近づけば近づくほどに、重い空気感の漂うスラム街から抜け出せる感覚がした。
川とスラム街とを隔てていた土手は、足を踏み出すたびに傾斜がつき、坂道へとなっていた。そのことにふと気がついて後ろを振り向けば、ジャングルのようなスラム街を一望できた。
このままあの空き家には戻らない方がいいかもしれない。そんなことを思いつつ、カインは弱冠六歳の体で坂を登り切った。
「すっげぇ……!」
石造りの橋の脇に立ち、カインはスラム街とはまるで違う街並みに圧倒された。息が上がっているのも忘れてしまう。
満遍なく地面に敷き詰められた石畳。煉瓦造りの家や漆喰の壁が特徴的な家が、通りの脇に立ち並んでいる。

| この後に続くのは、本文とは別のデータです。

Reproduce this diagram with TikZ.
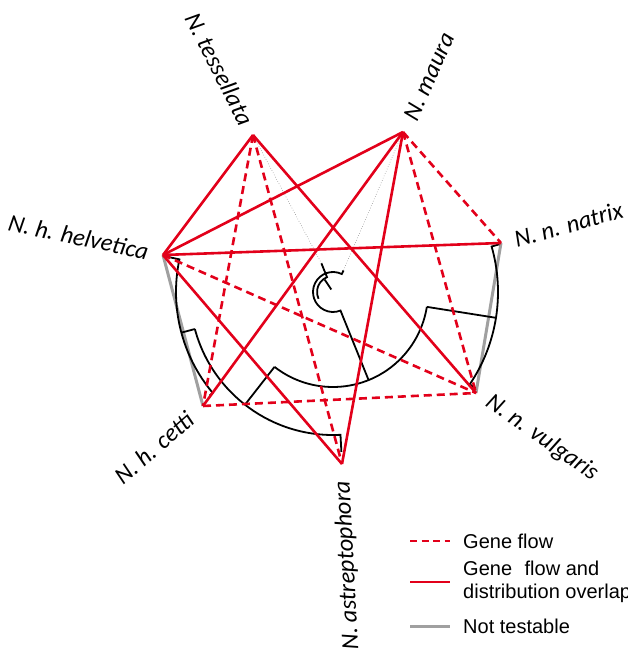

馬車の車輪がかたかたと心地よい音を鳴り響かせつつ、橋を渡り切って、カーブする坂道をゆっくり下っていく。そんな馬車道の両脇を、まさに映画の中の登場人物のごとく、中世的な服装に身を纏った紳士淑女たちが行き交っている。
その人通りの多さといったら。すれ違う人の多くから怪訝な目で見られていたが、カインはそれにすら感動していた。思わず、視線を感じ取ったそばから逆に見返していく。
皆顔の彫りが深く、目の色も髪色も日本人離れしている。
とはいっても、『ねえ、あの子……』『ほら、あんまり目を合わせちゃいけません』など、聞こえてくる言葉はきちんと理解ができる。
「都会だ……もう東京だ……」
視界だけでなく、耳をも支配する人通りの多さ。
都会独特の人混みにくらくらとしつつも、カインは感動に震えていた。無意識にスマホを手に取ろうと、ポケットを探ってしまう。
だがもちろん、そんなものがあるわけもなく……残念な思いをため息に変える。
「ん……? なんかいい匂いがする……」
どこからともなく漂う香りは、腹の虫を刺激するものだった。ぐぐ、と腹の底が唸るのを感じつつ、顔を上げる。
見れば、通りをいく人々の中には、なにやら紙袋を抱えた人がいる。
大きかったり小さかったりと様々ではあるが、フランスパンが突き出ているのを見る限り、なにを買ったのかは明白だった。
「どこかにパン屋が……」
パンを購入した紳士や淑女、あるいはメイドは、カーブする坂の下からやってきていた。
顔を向けると、より香ばしいかおりが鼻をくすぐり、カインは誘われるかのようにフラフラと歩き出した。
ただ、石畳を裸足で歩いていくボロボロな少年は他にはいない。当然の如く注目を浴びるのだが……少しばかり違和感があった。
もちろん、街の景観にそぐわない少年の存在に、ほとんどの人たちが眉を顰めている。カインとしても、煙たい反応をされるのは初めてのことで、ショックを受けたくらいである。
だが、中には奇妙な目つきを向けてくる人もいた。
他の人たちと同じく、最初は眉を顰め、目を合わせまいと視線を逸らすのだが……はたと何かに思い至り、二度見してくるのである。そして、なにやら信じ難いものでも見たという目つきで、じっと見つめてくる。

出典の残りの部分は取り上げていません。